### [GIVEN INSTRUCTION]
From the first line of the data below through the line bearing "width=6pt] (tl) -- (tr);", reproduce each line exactly; do not include pictures.

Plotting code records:
━━━━━━━━━━━━━━━━━━━━━━━━━━━━━━

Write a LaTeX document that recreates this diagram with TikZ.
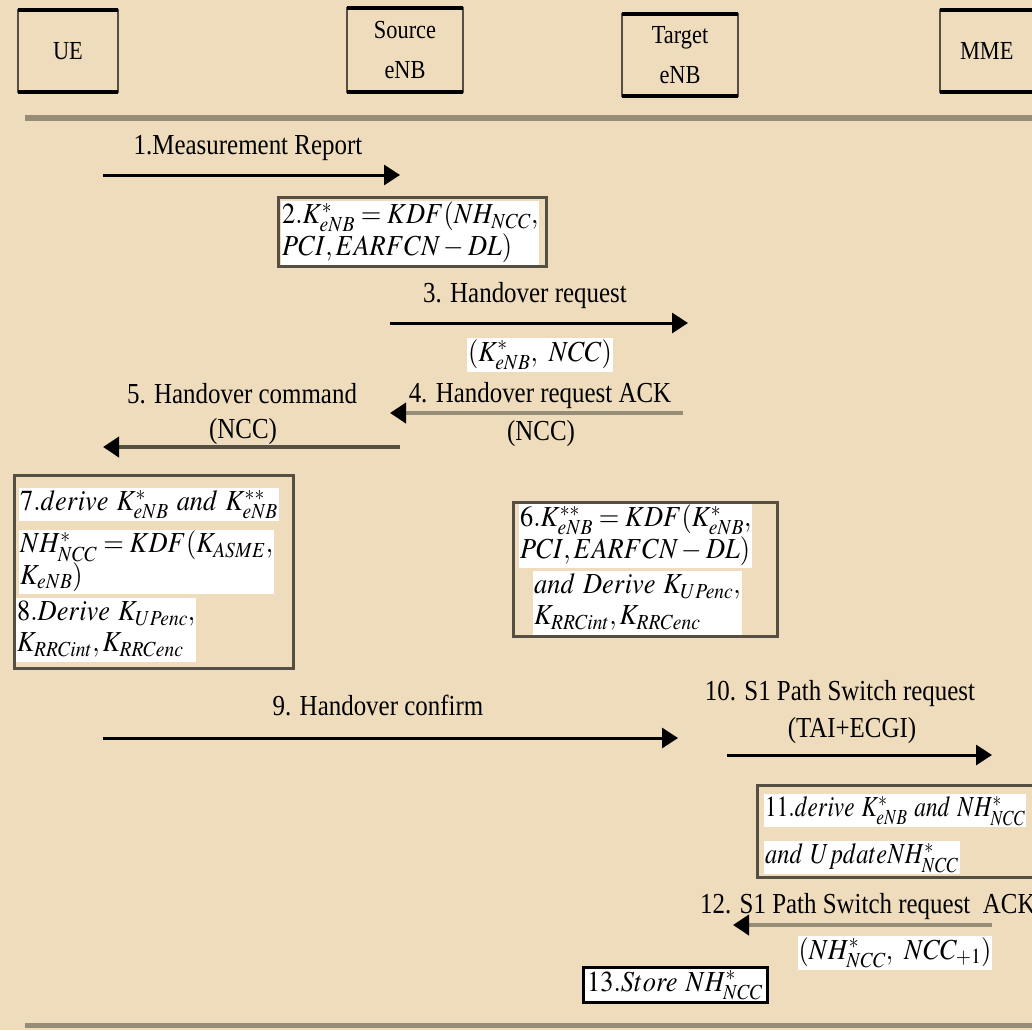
\documentclass[tikz,border=0pt]{standalone}
\usepackage{mathptmx}
\usepackage[no-math]{fontspec}
\usepackage{graphicx}
\newfontfamily\lf[FakeStretch=0.86]{Liberation Serif}
\usetikzlibrary{arrows.meta}
\definecolor{bg}{RGB}{238,220,188}
\definecolor{rulec}{RGB}{150,140,120}
\definecolor{dk}{RGB}{85,78,66}
\newcommand\mtx[2][0.91]{\scalebox{#1}[1]{\fontsize{29}{31}\selectfont\begin{tabular}{@{}l@{}}#2\end{tabular}}}
\tikzset{
  lbl/.style={font=\lf\fontsize{29}{32}\selectfont, inner sep=0pt},
  msg/.style={line width=3pt, -{Triangle[length=16pt,width=20pt,color=black]}},
  hdr/.style={draw=dk, line width=1.5pt, inner sep=0pt, outer sep=0pt, align=center,
              font=\lf\fontsize{26}{40}\selectfont, anchor=north west},
  boxf/.style={draw=dk, line width=3pt, inner sep=0pt, outer sep=0pt, anchor=north west},
  strip/.style={fill=white, inner sep=1pt, anchor=north west},
}
\begin{document}
\begin{tikzpicture}[x=1pt,y=1pt]
\useasboundingbox (0,0) rectangle (1032,-1030);
\fill[bg] (0,0) rectangle (1032,-1030);
\clip (0,0) rectangle (1032,-1030);

% header boxes
\node[hdr, minimum width=100pt, minimum height=82pt] (ue)  at (18,-10)  {UE};
\node[hdr, minimum width=116pt, minimum height=84pt] (src) at (347,-8)  {Source\\eNB};
\node[hdr, minimum width=116pt, minimum height=82pt] (tgt) at (622,-14) {Target\\eNB};
\node[hdr, minimum width=124pt, minimum height=82pt, text width=124pt, align=left] (mme) at (940,-10) {\hspace{20pt}MME};
\foreach \n in {ue,src,tgt,mme}{
  \draw[line width=3.5pt] (\n.north west) -- (\n.north east);
  \draw[line width=3.5pt] (\n.south west) -- (\n.south east);
}
\coordinate (tl) at (25,-118);
\coordinate (tr) at (1040,-118);
\draw[rulec, line width=6pt] (tl) -- (tr);

% 1
\coordinate (a1s) at (103,-175); \coordinate (a1e) at (400,-175);
\draw[msg] (a1s) -- (a1e);
\node[lbl] (l1) at (248,-148) {1.Measurement Report};

% 2
\node[boxf, minimum width=268pt, minimum height=69pt] (b2) at (278,-197) {};
\node[strip] (s2) at (281,-201) {\mtx{$2.K^{*}_{eNB}=KDF(NH_{NCC},$\\$PCI,EARFCN-DL)$}};

% 3
\coordinate (a3s) at (390,-323); \coordinate (a3e) at (688,-323);
\draw[msg] (a3s) -- (a3e);
\node[lbl] (l3) at (525,-296) {3. Handover request};
\node[fill=white, inner sep=1pt] (p3) at (540,-355) {\mtx{$(K^{*}_{eNB},\ NCC)$}};

% 4
\coordinate (a4s) at (683,-413); \coordinate (a4e) at (390,-413);
\draw[msg, rulec, line width=4pt] (a4s) -- (a4e);
\node[lbl] (l4) at (540,-396) {4. Handover request ACK};
\node[lbl] (p4) at (541,-434) {(NCC)};

% 5
\coordinate (a5s) at (400,-447); \coordinate (a5e) at (103,-447);
\draw[msg, dk, line width=4pt] (a5s) -- (a5e);
\node[lbl] (l5) at (242,-394) {5. Handover command};
\node[lbl] (p5) at (243,-432) {(NCC)};

% 7/8
\node[boxf, minimum width=279pt, minimum height=193pt] (b7) at (14,-475) {};
\node[strip] (s7a) at (19,-488) {\mtx{$7.derive\ K^{*}_{eNB}\ and\ K^{**}_{eNB}$}};
\node[strip] (s7b) at (19,-530) {\mtx{$NH^{*}_{NCC}=KDF(K_{ASME},$\\$K_{eNB})$}};
\node[strip] (s8) at (16,-598) {\mtx{$8.Derive\ K_{UPenc},$\\$K_{RRCint},K_{RRCenc}$}};

% 6
\node[boxf, minimum width=264pt, minimum height=134pt] (b6) at (513,-502) {};
\node[strip] (s6a) at (519,-504) {\mtx{$6.K^{**}_{eNB}=KDF(K^{*}_{eNB},$\\$PCI,EARFCN-DL)$}};
\node[strip] (s6b) at (533,-571) {\mtx{$and\ Derive\ K_{UPenc},$\\$K_{RRCint},K_{RRCenc}$}};

% 9
\coordinate (a9s) at (103,-738); \coordinate (a9e) at (678,-738);
\draw[msg] (a9s) -- (a9e);
\node[lbl] (l9) at (378,-705) {9. Handover confirm};

% 10
\coordinate (a10s) at (727,-755); \coordinate (a10e) at (992,-755);
\draw[msg] (a10s) -- (a10e);
\node[lbl] (l10) at (840,-694) {10. S1 Path Switch request};
\node[lbl] (p10) at (852,-731) {(TAI+ECGI)};

% 11
\node[boxf, minimum width=290pt, minimum height=92pt] (b11) at (757,-785) {};
\node[strip] (s11a) at (764,-794) {\mtx[0.8]{$11.derive\ K^{*}_{eNB}\ and\ NH^{*}_{NCC}$}};
\node[strip] (s11b) at (764,-841) {\mtx[0.84]{$and\ UpdateNH^{*}_{NCC}$}};

% 12
\coordinate (a12s) at (992,-925); \coordinate (a12e) at (733,-925);
\draw[msg, rulec, line width=4pt] (a12s) -- (a12e);
\node[lbl, anchor=west] (l12) at (700,-907) {12. S1 Path Switch request\ \ ACK};
\node[fill=white, inner sep=1pt] (p12) at (895,-953) {\mtx{$(NH^{*}_{NCC},\ NCC_{+1})$}};

% 13
\node[draw=black, line width=3pt, fill=white, inner sep=1pt, minimum width=184pt, minimum height=35pt] (b13) at (675,-985) {\mtx{$13.Store\ NH^{*}_{NCC}$}};

% bottom rule
\coordinate (bl) at (25,-1025);
\coordinate (br) at (1040,-1025);
\draw[rulec, line width=5pt] (bl) -- (br);
\end{tikzpicture}
\end{document}
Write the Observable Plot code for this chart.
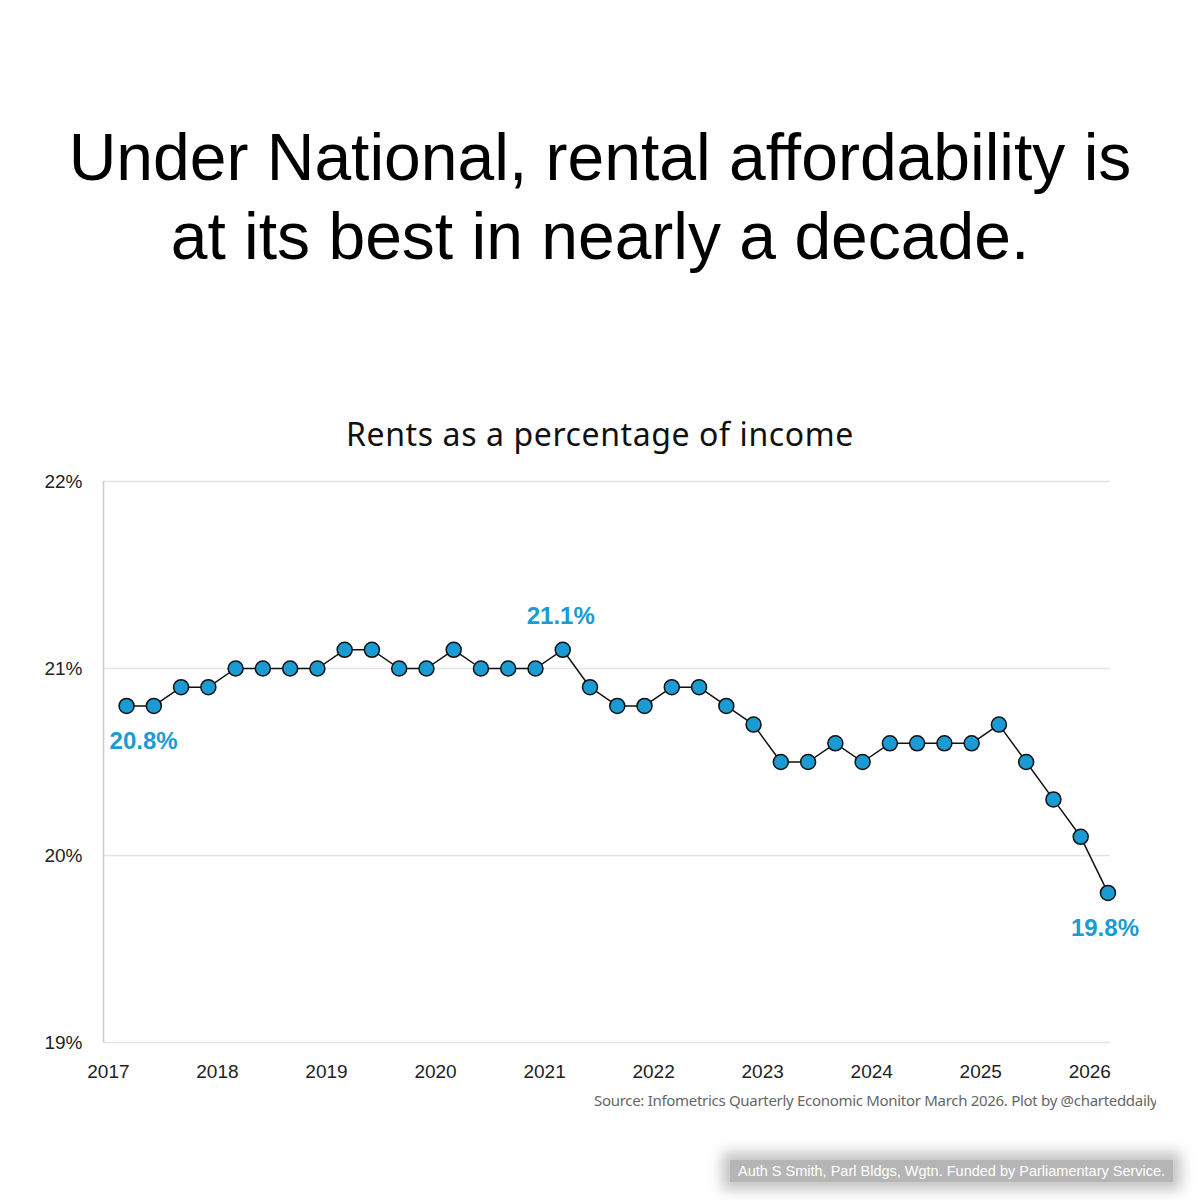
<!DOCTYPE html>
<html><head><meta charset="utf-8">
<script src="https://cdn.jsdelivr.net/npm/d3@7"></script>
<script src="https://cdn.jsdelivr.net/npm/@observablehq/plot@0.6"></script>
<style>
body{margin:0;background:#fff;width:1200px;height:1200px;position:relative;overflow:hidden;font-family:"Liberation Sans",Arial,sans-serif}
#title{position:absolute;top:118px;left:0;width:1200px;text-align:center;font-size:66px;line-height:79px;color:#000}
#sub{position:absolute;top:412px;left:0;width:1200px;text-align:center;font-size:32px;font-family:"Noto Sans",sans-serif;color:#111;letter-spacing:0.6px}
#chart{position:absolute;top:460px;left:0}
#src{position:absolute;top:1090px;left:594px;width:562px;overflow:hidden;white-space:nowrap;font-size:15px;color:#666;font-family:"Noto Sans",sans-serif;letter-spacing:-0.3px}
#foot{position:absolute;top:1160px;left:730px;padding:3px 8px;font-size:14.5px;color:#fff;background:#b5b5b5;box-shadow:0 0 14px 8px #c4c4c4}
</style></head><body>
<div id="title">Under National, rental affordability is<br>at its best in nearly a decade.</div>
<div id="sub">Rents as a percentage of income</div>
<div id="chart"></div>
<div id="src">Source: Infometrics Quarterly Economic Monitor March 2026. Plot by @charteddaily</div>
<div id="foot">Auth S Smith, Parl Bldgs, Wgtn. Funded by Parliamentary Service.</div>
<script>
const startYear = 2017;
const values = [20.8,20.8,20.9,20.9,21.0,21.0,21.0,21.0,21.1,21.1,21.0,21.0,21.1,21.0,21.0,21.0,21.1,20.9,20.8,20.8,20.9,20.9,20.8,20.7,20.5,20.5,20.6,20.5,20.6,20.6,20.6,20.6,20.7,20.5,20.3,20.1,19.8];
const yTicks = [19,20,21,22];
const xTicks = [2017,2018,2019,2020,2021,2022,2023,2024,2025,2026];
const labels = [{i:0,text:"20.8%",dx:17,dy:35},{i:16,text:"21.1%",dx:-2,dy:-33},{i:36,text:"19.8%",dx:-3,dy:35}];
const data = values.map((v,i)=>({t:startYear+(i*3+2)/12,v}));
const lab = labels.map(d=>({t:data[d.i].t,v:data[d.i].v,text:d.text,dx:d.dx,dy:d.dy}));
const blue="#1b9bd3";
const chart = Plot.plot({
  width:1200,height:622,marginTop:21,marginBottom:40,marginLeft:103,marginRight:90,
  style:{fontFamily:"Liberation Sans, Arial, sans-serif",fontSize:"19px",color:"#222"},
  x:{domain:[2016.955,2026.19],label:null},
  y:{domain:[19,22],label:null},
  marks:[
    Plot.gridY(yTicks,{stroke:"#e4e4e4",strokeOpacity:1,strokeWidth:1.5}),
    Plot.ruleX([2016.955],{stroke:"#ccc",strokeWidth:1.5}),
    Plot.axisY({ticks:yTicks,tickFormat:d=>d+"%",tickSize:0,textAnchor:"end",dx:-12,fontSize:19}),
    Plot.axisX({ticks:xTicks,tickFormat:d=>String(d),tickSize:0,tickPadding:22,fontSize:19}),
    Plot.line(data,{x:"t",y:"v",stroke:"#111",strokeWidth:1.5}),
    Plot.dot(data,{x:"t",y:"v",r:7.5,fill:blue,stroke:"#111",strokeWidth:1.5}),
    ...lab.map(d=>Plot.text([d],{x:"t",y:"v",text:"text",dx:d.dx,dy:d.dy,fill:blue,fontSize:24,fontWeight:"bold"}))
  ]
});
document.getElementById("chart").appendChild(chart);
</script>
</body></html>
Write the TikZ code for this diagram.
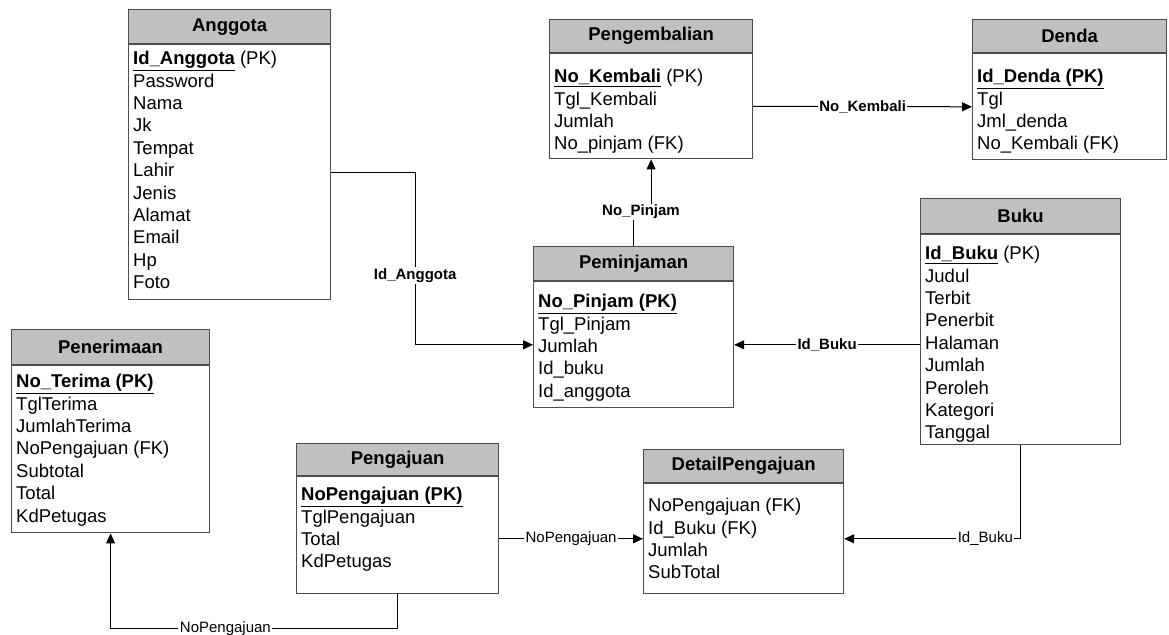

━━━━━━━━━━━━━━━━━━━━━━━━━━━━━━

### [WRITTEN SOLUTION]
Write a LaTeX document that recreates this diagram with TikZ.
\documentclass[tikz,border=0pt]{standalone}
\usepackage{mathptmx}
\usepackage[no-math]{fontspec}
\usepackage{graphicx}
\newfontfamily\lf[FakeStretch=0.86]{Liberation Serif}
\usetikzlibrary{arrows.meta}
\definecolor{bg}{RGB}{238,220,188}
\definecolor{rulec}{RGB}{150,140,120}
\definecolor{dk}{RGB}{85,78,66}
\newcommand\mtx[2][0.91]{\scalebox{#1}[1]{\fontsize{29}{31}\selectfont\begin{tabular}{@{}l@{}}#2\end{tabular}}}
\tikzset{
  lbl/.style={font=\lf\fontsize{29}{32}\selectfont, inner sep=0pt},
  msg/.style={line width=3pt, -{Triangle[length=16pt,width=20pt,color=black]}},
  hdr/.style={draw=dk, line width=1.5pt, inner sep=0pt, outer sep=0pt, align=center,
              font=\lf\fontsize{26}{40}\selectfont, anchor=north west},
  boxf/.style={draw=dk, line width=3pt, inner sep=0pt, outer sep=0pt, anchor=north west},
  strip/.style={fill=white, inner sep=1pt, anchor=north west},
}
\begin{document}
\begin{tikzpicture}[x=1pt,y=1pt]
\useasboundingbox (0,0) rectangle (1032,-1030);
\fill[bg] (0,0) rectangle (1032,-1030);
\clip (0,0) rectangle (1032,-1030);

% header boxes
\node[hdr, minimum width=100pt, minimum height=82pt] (ue)  at (18,-10)  {UE};
\node[hdr, minimum width=116pt, minimum height=84pt] (src) at (347,-8)  {Source\\eNB};
\node[hdr, minimum width=116pt, minimum height=82pt] (tgt) at (622,-14) {Target\\eNB};
\node[hdr, minimum width=124pt, minimum height=82pt, text width=124pt, align=left] (mme) at (940,-10) {\hspace{20pt}MME};
\foreach \n in {ue,src,tgt,mme}{
  \draw[line width=3.5pt] (\n.north west) -- (\n.north east);
  \draw[line width=3.5pt] (\n.south west) -- (\n.south east);
}
\coordinate (tl) at (25,-118);
\coordinate (tr) at (1040,-118);
\draw[rulec, line width=6pt] (tl) -- (tr);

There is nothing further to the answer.